== GOAL ==
Which lines in the records below contain the word "that"? Copy each one out.

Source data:

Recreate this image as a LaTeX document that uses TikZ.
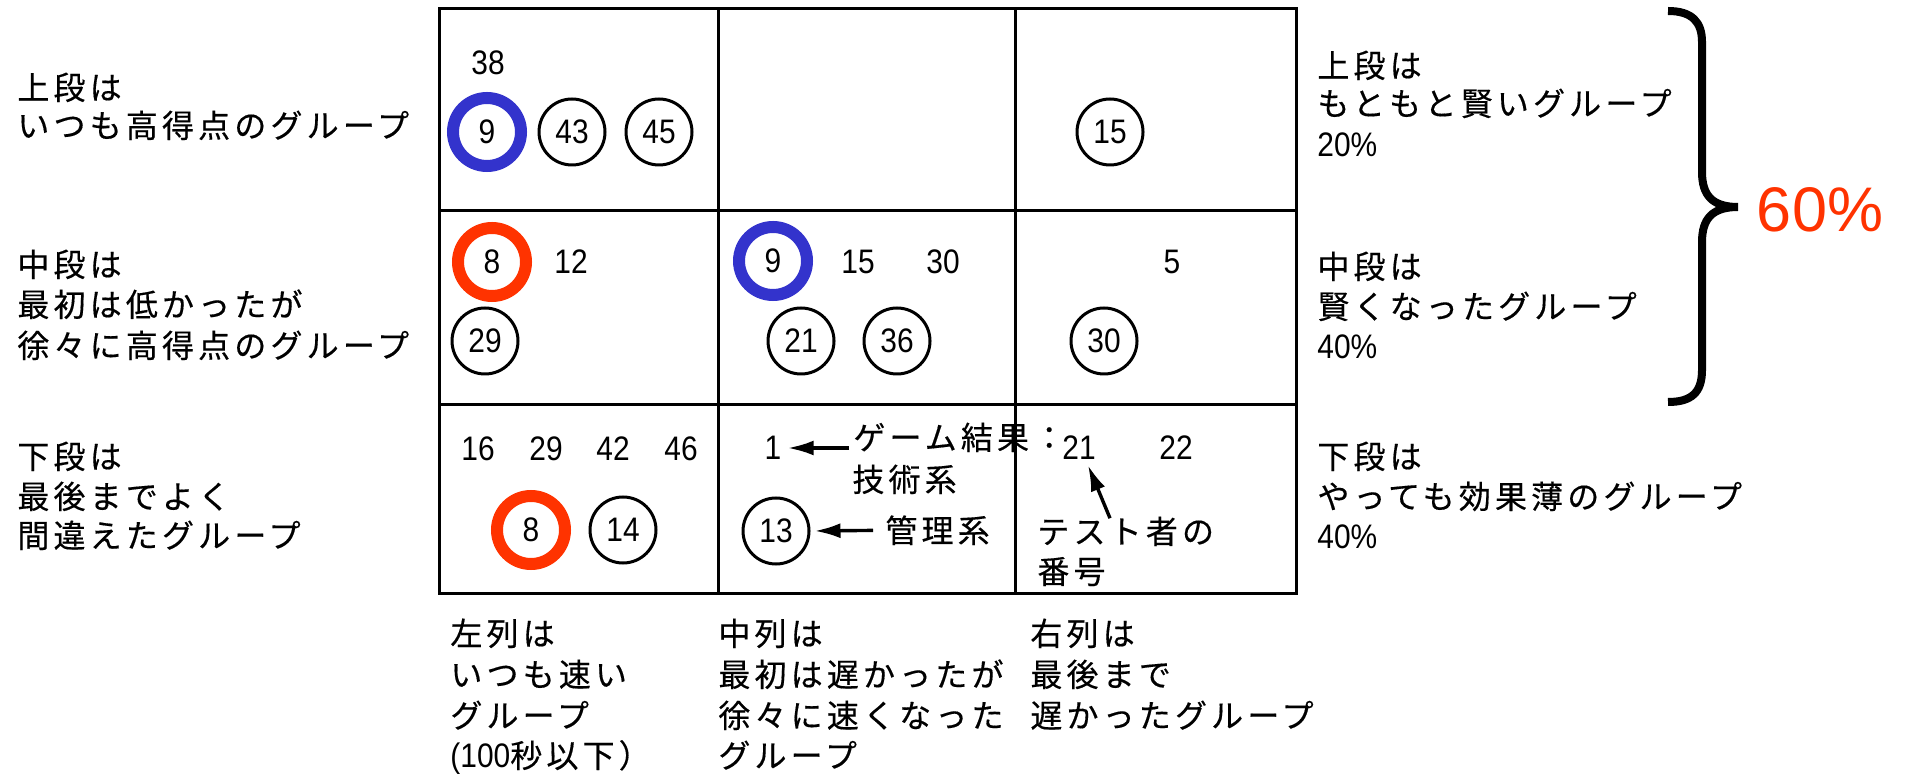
\documentclass[tikz,border=0pt]{standalone}
\usepackage{fontspec}
\newfontfamily\jpf[LetterSpace=13,FakeBold=0.4]{Noto Sans CJK JP}
\newfontfamily\numf[FakeStretch=0.88]{Liberation Sans}
\newfontfamily\bigf{Liberation Sans}
\newcommand\JPfont{\jpf\fontsize{16pt}{20pt}\selectfont}
\newcommand\NUMfont{\numf\fontsize{17pt}{20pt}\selectfont}
\newcommand\BIGfont{\bigf\fontsize{31.5pt}{36pt}\selectfont}
\usetikzlibrary{arrows.meta}
\definecolor{ringblue}{RGB}{51,51,204}
\definecolor{ringred}{RGB}{255,51,0}
\begin{document}
\begin{tikzpicture}[x=0.5pt,y=-0.5pt,
  jp/.style={font=\JPfont, inner sep=0pt, anchor=base west},
  num/.style={font=\NUMfont, inner sep=0pt},
  numl/.style={font=\NUMfont, inner sep=0pt, anchor=base west},
  circ/.style={num, circle, draw, line width=1.5pt, minimum size=33pt},
  ringb/.style={num, circle, draw=ringblue, line width=6pt, minimum size=34pt},
  ringr/.style={num, circle, draw=ringred, line width=6pt, minimum size=34pt},
  arr/.style={line width=1.7pt, -{Latex[length=13pt,width=7.5pt]}},
  gridline/.style={line width=1.5pt}]
\useasboundingbox[fill=white] (0,0) rectangle (1905,774);

% grid
\draw[gridline] (439,9) rectangle (1296,593);
\draw[gridline] (439,211) -- (1296,211);
\draw[gridline] (439,405) -- (1296,405);
\draw[gridline] (718,9) -- (718,593);
\draw[gridline] (1015,9) -- (1015,593);

% row 1
\node[num] (n38) at (488,63) {38};
\node[ringb] (b9a) at (487,132) {9};
\node[circ] (c43) at (572,132) {43};
\node[circ] (c45) at (659,132) {45};
\node[circ] (c15) at (1110,132) {15};

% row 2
\node[ringr] (r8a) at (492,262) {8};
\node[num] (n12) at (571,262) {12};
\node[circ] (c29) at (485,341) {29};
\node[ringb] (b9b) at (773,261) {9};
\node[num] (n15) at (858,262) {15};
\node[num] (n30) at (943,262) {30};
\node[circ] (c21) at (801,341) {21};
\node[circ] (c36) at (897,341) {36};
\node[num] (n5) at (1172,262) {5};
\node[circ] (c30) at (1104,341) {30};

% row 3
\node[num] (n16) at (478,449) {16};
\node[num] (n29) at (546,449) {29};
\node[num] (n42) at (613,449) {42};
\node[num] (n46) at (681,449) {46};
\node[ringr] (r8b) at (531,530) {8};
\node[circ] (c14) at (623,530) {14};
\node[num] (n1) at (773,448) {1};
\node[circ] (c13) at (776,531) {13};
\node[jp] (gk) at (853,449.5) {ゲーム結果：};
\node[jp] (gj) at (852,491.5) {技術系};
\node[jp] (kanri) at (885,542.5) {管理系};
\node[num] (n21) at (1079,448) {21};
\node[num] (n22) at (1176,448) {22};
\node[jp] (tsha) at (1037,543.5) {テスト者の};
\node[jp] (bango) at (1037,583.5) {番号};

\draw[arr, shorten <=2pt, shorten >=3pt] (n1 -| gk.west) -- (n1.east);
\draw[arr, shorten <=6pt, shorten >=2pt] (kanri.west) -- (c13.east);
\draw[arr] ([xshift=36.5pt,yshift=-1pt]tsha.north west) -- ([xshift=4.5pt,yshift=-2.5pt]n21.south);

% left labels
\node[jp] (l1a) at (17,99.5) {上段は};
\node[jp] (l1b) at (17,137.5) {いつも高得点のグループ};
\node[jp] (l2a) at (17,276.5) {中段は};
\node[jp] (l2b) at (17,316.5) {最初は低かったが};
\node[jp] (l2c) at (17,357.5) {徐々に高得点のグループ};
\node[jp] (l3a) at (17,468.5) {下段は};
\node[jp] (l3b) at (17,508.5) {最後までよく};
\node[jp] (l3c) at (17,547.5) {間違えたグループ};

% right labels
\node[jp] (r1a) at (1317,77.5) {上段は};
\node[jp] (r1b) at (1317,115.5) {もともと賢いグループ};
\node[numl] (r1c) at (1317,157) {20\%};
\node[jp] (r2a) at (1317,278.5) {中段は};
\node[jp] (r2b) at (1317,318.5) {賢くなったグループ};
\node[numl] (r2c) at (1317,359) {40\%};
\node[jp] (r3a) at (1317,468.5) {下段は};
\node[jp] (r3b) at (1317,508.5) {やっても効果薄のグループ};
\node[numl] (r3c) at (1317,548) {40\%};

% bottom labels
\node[jp] (b1a) at (450,645.5) {左列は};
\node[jp] (b1b) at (450,686.5) {いつも速い};
\node[jp] (b1c) at (450,727.5) {グループ};
\node[jp] (b1d) at (450,767.5) {{\NUMfont (100}秒以下）};
\node[jp] (b2a) at (718,645.5) {中列は};
\node[jp] (b2b) at (718,686.5) {最初は遅かったが};
\node[jp] (b2c) at (718,727.5) {徐々に速くなった};
\node[jp] (b2d) at (718,767.5) {グループ};
\node[jp] (b3a) at (1030,645.5) {右列は};
\node[jp] (b3b) at (1030,686.5) {最後まで};
\node[jp] (b3c) at (1030,727.5) {遅かったグループ};

% brace and 60%
\draw[line width=4pt] (1668,11) .. controls (1692,11) and (1702,22) .. (1702,42)
  -- (1702,172) .. controls (1702,195) and (1712,207) .. (1738,207)
  .. controls (1712,207) and (1702,219) .. (1702,242)
  -- (1702,370) .. controls (1702,392) and (1692,402) .. (1668,402);
\node[font=\BIGfont, text=ringred, inner sep=0pt] (sixty) at (1820,210) {60\%};
\end{tikzpicture}
\end{document}
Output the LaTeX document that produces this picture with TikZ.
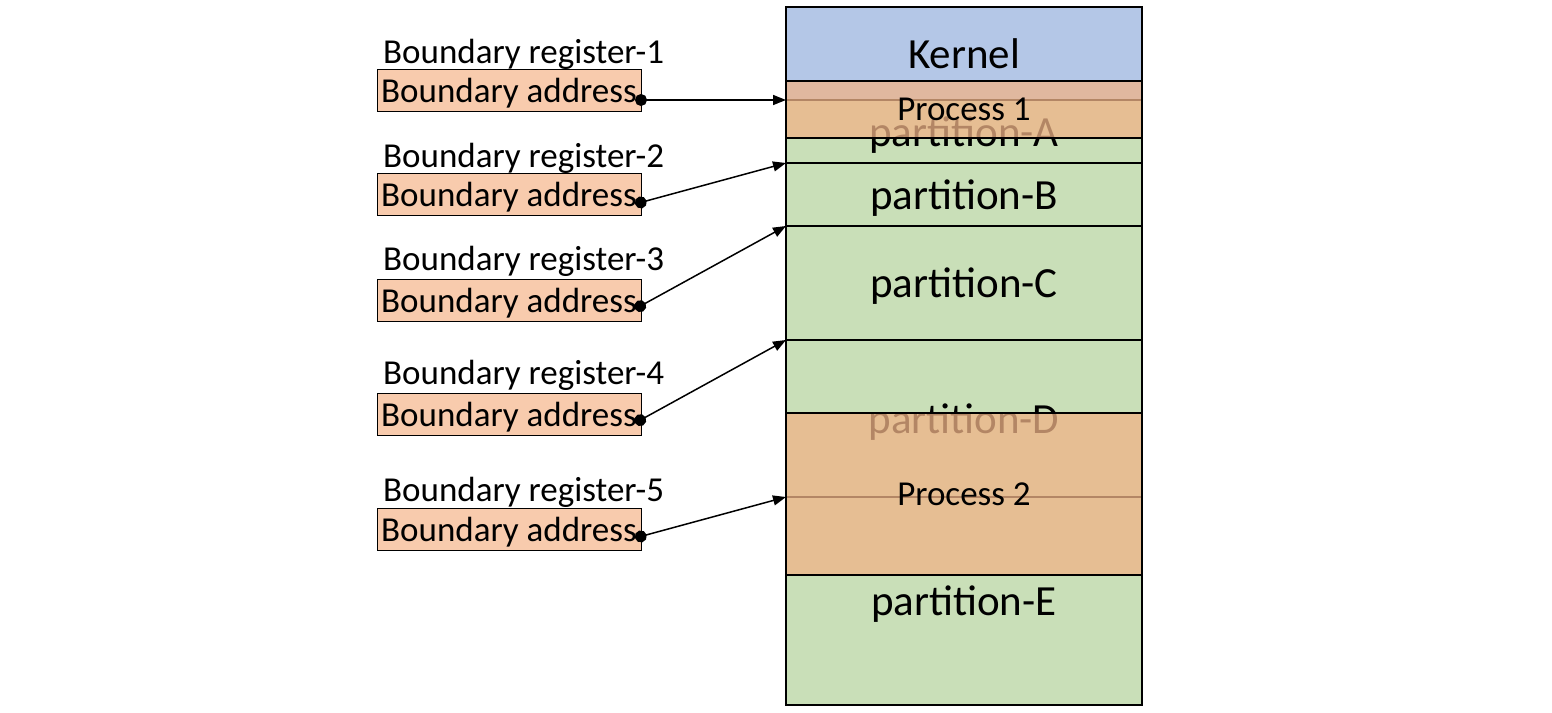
\documentclass[tikz,border=0pt]{standalone}
\usepackage{fontspec}
\setmainfont{Carlito}
\usetikzlibrary{arrows.meta}
\definecolor{kern}{HTML}{B4C7E7}
\definecolor{part}{HTML}{C9DFB8}
\definecolor{proc}{HTML}{F0B487}
\definecolor{reg}{HTML}{F8CBAD}
\tikzset{
  mem/.style={draw, line width=1.5pt, anchor=north west, minimum width=356pt, inner sep=0pt, outer sep=0pt, text depth=0pt, font=\fontsize{43}{50}\selectfont},
  procbox/.style={mem, fill=proc, fill opacity=0.75, text opacity=1, draw opacity=1, font=\fontsize{35}{42}\selectfont},
  regbox/.style={draw, line width=1pt, fill=reg, anchor=north west, minimum width=264pt, minimum height=42pt, inner sep=0pt, outer sep=0pt, text depth=0pt, font=\fontsize{35}{42}\selectfont},
  reglabel/.style={anchor=west, inner sep=0pt, font=\fontsize{35}{42}\selectfont},
  conn/.style={line width=1.5pt, {Circle[length=12pt]}-{Triangle[length=13pt,width=10pt]}}
}
\begin{document}
\begin{tikzpicture}[x=1pt,y=-1pt]
\useasboundingbox (0,0) rectangle (1552,712);
% memory column
\node[mem, fill=kern, minimum height=93pt] (kern) at (786,7) {Kernel};
\node[mem, fill=part, minimum height=63pt] (pA) at (786,100) {partition-A};
\node[mem, fill=part, minimum height=63pt] (pB) at (786,163) {partition-B};
\node[mem, fill=part, minimum height=114pt] (pC) at (786,226) {partition-C};
\node[mem, fill=part, minimum height=157pt] (pD) at (786,340) {partition-D};
\node[mem, fill=part, minimum height=208pt] (pE) at (786,497) {partition-E};
\node[procbox, minimum height=57pt] (p1) at (786,81) {Process 1};
\node[procbox, minimum height=162pt] (p2) at (786,413) {Process 2};
% registers
\node[reglabel] (l1) at (383,54) {Boundary register-1};
\node[regbox] (r1) at (377,69) {Boundary address};
\node[reglabel] (l2) at (383,158) {Boundary register-2};
\node[regbox] (r2) at (377,173) {Boundary address};
\node[reglabel] (l3) at (383,261) {Boundary register-3};
\node[regbox] (r3) at (377,279) {Boundary address};
\node[reglabel] (l4) at (383,375) {Boundary register-4};
\node[regbox] (r4) at (377,393) {Boundary address};
\node[reglabel] (l5) at (383,492) {Boundary register-5};
\node[regbox] (r5) at (377,508) {Boundary address};
\coordinate (d1) at ([xshift=-6pt,yshift=-10pt]r1.east);
\coordinate (d2) at ([xshift=-6pt,yshift=-10pt]r2.east);
\coordinate (d3) at ([xshift=-6pt,yshift=-9pt]r3.east);
\coordinate (d4) at ([xshift=-6pt,yshift=-9pt]r4.east);
\coordinate (d5) at ([xshift=-6pt,yshift=-9pt]r5.east);
\draw[conn] (d1) -- (pA.north west);
\draw[conn] (d2) -- (pB.north west);
\draw[conn] (d3) -- (pC.north west);
\draw[conn] (d4) -- (pD.north west);
\draw[conn] (d5) -- (pE.north west);
\end{tikzpicture}
\end{document}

== SOLUTION TO THE EXERCISE ==
Recreate this image as a LaTeX document that uses TikZ.
Output the LaTeX document that produces this picture with TikZ.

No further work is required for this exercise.